Please start at the first line of the records beneath and quote each line exactly, ending with the line containing "(cpu) at (2,436)".

▸ **Data for this task**:
::::

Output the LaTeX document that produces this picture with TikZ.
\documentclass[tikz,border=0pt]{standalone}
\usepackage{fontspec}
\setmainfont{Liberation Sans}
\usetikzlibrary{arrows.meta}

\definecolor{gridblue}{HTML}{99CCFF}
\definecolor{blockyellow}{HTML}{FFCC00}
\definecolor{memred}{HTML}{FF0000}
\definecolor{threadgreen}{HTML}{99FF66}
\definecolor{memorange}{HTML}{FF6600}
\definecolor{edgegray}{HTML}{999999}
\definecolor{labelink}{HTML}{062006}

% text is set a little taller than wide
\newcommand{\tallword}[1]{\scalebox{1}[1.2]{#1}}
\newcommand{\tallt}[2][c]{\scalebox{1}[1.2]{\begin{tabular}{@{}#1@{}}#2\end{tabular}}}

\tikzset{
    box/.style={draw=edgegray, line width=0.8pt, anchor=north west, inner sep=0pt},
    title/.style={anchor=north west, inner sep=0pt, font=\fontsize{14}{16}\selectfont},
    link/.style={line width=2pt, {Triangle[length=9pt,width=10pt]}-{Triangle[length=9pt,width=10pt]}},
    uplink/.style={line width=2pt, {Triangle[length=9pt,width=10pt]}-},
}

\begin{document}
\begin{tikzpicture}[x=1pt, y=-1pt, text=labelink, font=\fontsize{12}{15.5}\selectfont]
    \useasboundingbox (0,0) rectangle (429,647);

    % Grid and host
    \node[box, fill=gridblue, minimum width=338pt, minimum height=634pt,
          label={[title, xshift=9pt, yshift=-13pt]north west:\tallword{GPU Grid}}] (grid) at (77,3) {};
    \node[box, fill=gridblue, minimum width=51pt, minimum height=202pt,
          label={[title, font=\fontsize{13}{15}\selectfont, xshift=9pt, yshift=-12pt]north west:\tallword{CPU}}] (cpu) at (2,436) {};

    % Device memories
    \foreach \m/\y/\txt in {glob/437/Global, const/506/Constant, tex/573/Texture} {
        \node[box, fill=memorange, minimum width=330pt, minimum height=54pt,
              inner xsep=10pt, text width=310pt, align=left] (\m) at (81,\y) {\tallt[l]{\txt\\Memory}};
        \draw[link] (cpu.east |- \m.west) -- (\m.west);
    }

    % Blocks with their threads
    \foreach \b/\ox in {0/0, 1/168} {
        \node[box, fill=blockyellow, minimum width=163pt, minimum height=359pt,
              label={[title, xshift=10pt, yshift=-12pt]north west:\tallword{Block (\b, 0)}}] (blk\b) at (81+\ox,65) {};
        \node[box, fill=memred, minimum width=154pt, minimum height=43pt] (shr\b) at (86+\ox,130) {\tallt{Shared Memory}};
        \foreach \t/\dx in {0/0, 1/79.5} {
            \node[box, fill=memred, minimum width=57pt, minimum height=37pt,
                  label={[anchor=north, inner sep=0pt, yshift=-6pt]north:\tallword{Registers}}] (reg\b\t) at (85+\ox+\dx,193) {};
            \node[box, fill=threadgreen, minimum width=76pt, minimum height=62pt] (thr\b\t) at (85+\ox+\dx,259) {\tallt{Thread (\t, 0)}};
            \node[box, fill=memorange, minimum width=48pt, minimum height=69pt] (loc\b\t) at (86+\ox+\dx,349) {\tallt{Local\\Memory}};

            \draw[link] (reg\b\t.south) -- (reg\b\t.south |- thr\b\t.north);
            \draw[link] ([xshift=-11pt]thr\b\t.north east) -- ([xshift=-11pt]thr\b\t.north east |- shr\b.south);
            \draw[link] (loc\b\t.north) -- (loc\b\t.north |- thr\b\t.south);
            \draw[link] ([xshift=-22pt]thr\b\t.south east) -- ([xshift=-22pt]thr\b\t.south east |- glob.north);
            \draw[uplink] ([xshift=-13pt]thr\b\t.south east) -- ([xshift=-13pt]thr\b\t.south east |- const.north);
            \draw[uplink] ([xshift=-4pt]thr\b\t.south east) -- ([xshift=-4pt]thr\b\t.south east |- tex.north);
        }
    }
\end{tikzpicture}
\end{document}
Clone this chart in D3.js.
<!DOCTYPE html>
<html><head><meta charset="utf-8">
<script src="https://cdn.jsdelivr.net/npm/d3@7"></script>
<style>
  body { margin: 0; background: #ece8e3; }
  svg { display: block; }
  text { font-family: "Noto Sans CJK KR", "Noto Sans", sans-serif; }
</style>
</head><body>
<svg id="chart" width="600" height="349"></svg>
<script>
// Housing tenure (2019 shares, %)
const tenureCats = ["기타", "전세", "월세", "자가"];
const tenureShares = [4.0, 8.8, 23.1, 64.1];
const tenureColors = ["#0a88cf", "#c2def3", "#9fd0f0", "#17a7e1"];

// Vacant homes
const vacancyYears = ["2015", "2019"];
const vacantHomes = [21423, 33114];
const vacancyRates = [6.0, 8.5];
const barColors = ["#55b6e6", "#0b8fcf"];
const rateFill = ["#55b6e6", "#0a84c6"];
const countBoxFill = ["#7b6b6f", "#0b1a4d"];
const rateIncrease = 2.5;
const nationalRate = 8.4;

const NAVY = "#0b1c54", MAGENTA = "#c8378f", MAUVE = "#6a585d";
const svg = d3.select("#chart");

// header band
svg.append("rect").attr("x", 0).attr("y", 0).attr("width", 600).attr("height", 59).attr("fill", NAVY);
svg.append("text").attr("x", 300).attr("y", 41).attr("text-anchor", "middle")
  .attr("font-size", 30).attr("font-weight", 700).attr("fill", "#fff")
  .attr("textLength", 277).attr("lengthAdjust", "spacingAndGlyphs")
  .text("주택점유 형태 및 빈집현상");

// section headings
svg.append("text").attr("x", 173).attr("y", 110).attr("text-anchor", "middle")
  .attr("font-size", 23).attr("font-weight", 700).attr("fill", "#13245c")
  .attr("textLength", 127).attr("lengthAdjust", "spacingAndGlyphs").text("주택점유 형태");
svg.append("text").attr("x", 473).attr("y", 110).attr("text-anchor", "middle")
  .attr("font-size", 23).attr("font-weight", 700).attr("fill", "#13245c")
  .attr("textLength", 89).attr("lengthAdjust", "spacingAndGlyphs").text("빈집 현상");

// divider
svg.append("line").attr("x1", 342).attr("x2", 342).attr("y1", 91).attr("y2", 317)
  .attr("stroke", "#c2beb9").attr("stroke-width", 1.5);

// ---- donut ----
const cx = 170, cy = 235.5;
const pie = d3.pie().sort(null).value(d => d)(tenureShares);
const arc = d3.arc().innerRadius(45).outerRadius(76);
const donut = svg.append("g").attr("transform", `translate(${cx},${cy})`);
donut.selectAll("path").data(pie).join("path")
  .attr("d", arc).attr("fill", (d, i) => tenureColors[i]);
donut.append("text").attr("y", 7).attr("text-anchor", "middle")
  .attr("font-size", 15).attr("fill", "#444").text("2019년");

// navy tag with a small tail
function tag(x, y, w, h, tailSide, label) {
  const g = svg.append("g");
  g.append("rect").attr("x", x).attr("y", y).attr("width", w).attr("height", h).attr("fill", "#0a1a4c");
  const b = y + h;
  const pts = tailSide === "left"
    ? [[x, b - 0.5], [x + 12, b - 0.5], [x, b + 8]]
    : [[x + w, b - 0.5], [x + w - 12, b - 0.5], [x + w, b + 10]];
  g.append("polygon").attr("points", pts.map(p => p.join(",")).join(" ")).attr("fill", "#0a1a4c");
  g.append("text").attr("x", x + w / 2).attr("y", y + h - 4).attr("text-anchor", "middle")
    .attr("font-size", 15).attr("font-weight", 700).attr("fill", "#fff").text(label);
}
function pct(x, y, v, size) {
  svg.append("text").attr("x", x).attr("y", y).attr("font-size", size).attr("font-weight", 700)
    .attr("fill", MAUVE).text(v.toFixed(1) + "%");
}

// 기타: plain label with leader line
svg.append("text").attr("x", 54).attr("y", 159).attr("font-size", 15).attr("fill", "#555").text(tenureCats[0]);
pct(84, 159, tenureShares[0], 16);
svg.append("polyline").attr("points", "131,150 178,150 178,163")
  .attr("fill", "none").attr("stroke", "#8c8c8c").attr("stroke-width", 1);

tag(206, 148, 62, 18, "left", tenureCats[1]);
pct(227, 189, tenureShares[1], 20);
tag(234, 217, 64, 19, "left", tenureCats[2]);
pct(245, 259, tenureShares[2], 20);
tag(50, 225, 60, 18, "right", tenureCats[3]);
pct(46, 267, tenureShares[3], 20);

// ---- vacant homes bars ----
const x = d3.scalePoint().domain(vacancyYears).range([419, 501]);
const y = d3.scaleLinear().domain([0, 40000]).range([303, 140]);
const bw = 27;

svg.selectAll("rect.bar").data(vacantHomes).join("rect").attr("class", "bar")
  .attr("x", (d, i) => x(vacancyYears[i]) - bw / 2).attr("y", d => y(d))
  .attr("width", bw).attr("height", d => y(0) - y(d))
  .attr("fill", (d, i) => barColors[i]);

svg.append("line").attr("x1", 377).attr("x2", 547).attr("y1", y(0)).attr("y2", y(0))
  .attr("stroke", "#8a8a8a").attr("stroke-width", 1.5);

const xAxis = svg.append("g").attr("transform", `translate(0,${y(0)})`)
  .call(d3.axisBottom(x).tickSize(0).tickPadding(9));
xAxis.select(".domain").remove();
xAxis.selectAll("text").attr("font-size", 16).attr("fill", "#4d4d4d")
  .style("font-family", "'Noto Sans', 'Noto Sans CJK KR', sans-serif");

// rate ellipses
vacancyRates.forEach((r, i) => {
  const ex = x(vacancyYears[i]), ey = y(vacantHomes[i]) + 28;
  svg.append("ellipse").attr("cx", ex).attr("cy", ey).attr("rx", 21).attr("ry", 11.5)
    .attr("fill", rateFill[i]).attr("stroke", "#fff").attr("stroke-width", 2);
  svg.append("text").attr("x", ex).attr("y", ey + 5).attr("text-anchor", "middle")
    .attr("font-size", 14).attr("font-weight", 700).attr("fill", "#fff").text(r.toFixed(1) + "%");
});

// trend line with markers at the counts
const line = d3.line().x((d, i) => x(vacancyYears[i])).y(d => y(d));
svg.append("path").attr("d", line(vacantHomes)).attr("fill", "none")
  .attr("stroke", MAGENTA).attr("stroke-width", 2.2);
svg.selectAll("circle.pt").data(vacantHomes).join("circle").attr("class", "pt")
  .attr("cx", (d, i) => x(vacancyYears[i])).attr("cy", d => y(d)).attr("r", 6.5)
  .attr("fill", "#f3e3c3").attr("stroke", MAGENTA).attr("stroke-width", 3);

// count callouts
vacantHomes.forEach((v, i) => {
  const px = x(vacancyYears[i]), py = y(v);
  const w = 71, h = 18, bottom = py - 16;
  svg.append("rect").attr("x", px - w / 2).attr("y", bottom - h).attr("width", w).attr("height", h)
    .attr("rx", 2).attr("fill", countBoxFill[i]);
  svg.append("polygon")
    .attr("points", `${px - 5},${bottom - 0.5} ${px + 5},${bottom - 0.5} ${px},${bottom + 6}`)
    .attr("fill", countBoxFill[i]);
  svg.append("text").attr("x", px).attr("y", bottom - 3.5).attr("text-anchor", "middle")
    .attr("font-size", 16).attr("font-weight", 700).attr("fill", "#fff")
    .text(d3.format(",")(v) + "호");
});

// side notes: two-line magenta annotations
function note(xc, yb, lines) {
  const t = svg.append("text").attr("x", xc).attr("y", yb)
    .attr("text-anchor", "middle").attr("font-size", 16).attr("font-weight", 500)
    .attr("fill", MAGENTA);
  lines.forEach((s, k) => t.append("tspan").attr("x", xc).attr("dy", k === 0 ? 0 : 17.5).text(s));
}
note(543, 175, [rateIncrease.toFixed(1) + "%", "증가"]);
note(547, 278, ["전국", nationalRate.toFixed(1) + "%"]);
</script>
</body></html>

::::

▸ **Completed exercise**:
Output the LaTeX document that produces this picture with TikZ.
\documentclass[tikz,border=0pt]{standalone}
\usepackage{fontspec}
\setmainfont{Liberation Sans}
\usetikzlibrary{arrows.meta}

\definecolor{gridblue}{HTML}{99CCFF}
\definecolor{blockyellow}{HTML}{FFCC00}
\definecolor{memred}{HTML}{FF0000}
\definecolor{threadgreen}{HTML}{99FF66}
\definecolor{memorange}{HTML}{FF6600}
\definecolor{edgegray}{HTML}{999999}
\definecolor{labelink}{HTML}{062006}

% text is set a little taller than wide
\newcommand{\tallword}[1]{\scalebox{1}[1.2]{#1}}
\newcommand{\tallt}[2][c]{\scalebox{1}[1.2]{\begin{tabular}{@{}#1@{}}#2\end{tabular}}}

\tikzset{
    box/.style={draw=edgegray, line width=0.8pt, anchor=north west, inner sep=0pt},
    title/.style={anchor=north west, inner sep=0pt, font=\fontsize{14}{16}\selectfont},
    link/.style={line width=2pt, {Triangle[length=9pt,width=10pt]}-{Triangle[length=9pt,width=10pt]}},
    uplink/.style={line width=2pt, {Triangle[length=9pt,width=10pt]}-},
}

\begin{document}
\begin{tikzpicture}[x=1pt, y=-1pt, text=labelink, font=\fontsize{12}{15.5}\selectfont]
    \useasboundingbox (0,0) rectangle (429,647);

    % Grid and host
    \node[box, fill=gridblue, minimum width=338pt, minimum height=634pt,
          label={[title, xshift=9pt, yshift=-13pt]north west:\tallword{GPU Grid}}] (grid) at (77,3) {};
    \node[box, fill=gridblue, minimum width=51pt, minimum height=202pt,
          label={[title, font=\fontsize{13}{15}\selectfont, xshift=9pt, yshift=-12pt]north west:\tallword{CPU}}] (cpu) at (2,436) {};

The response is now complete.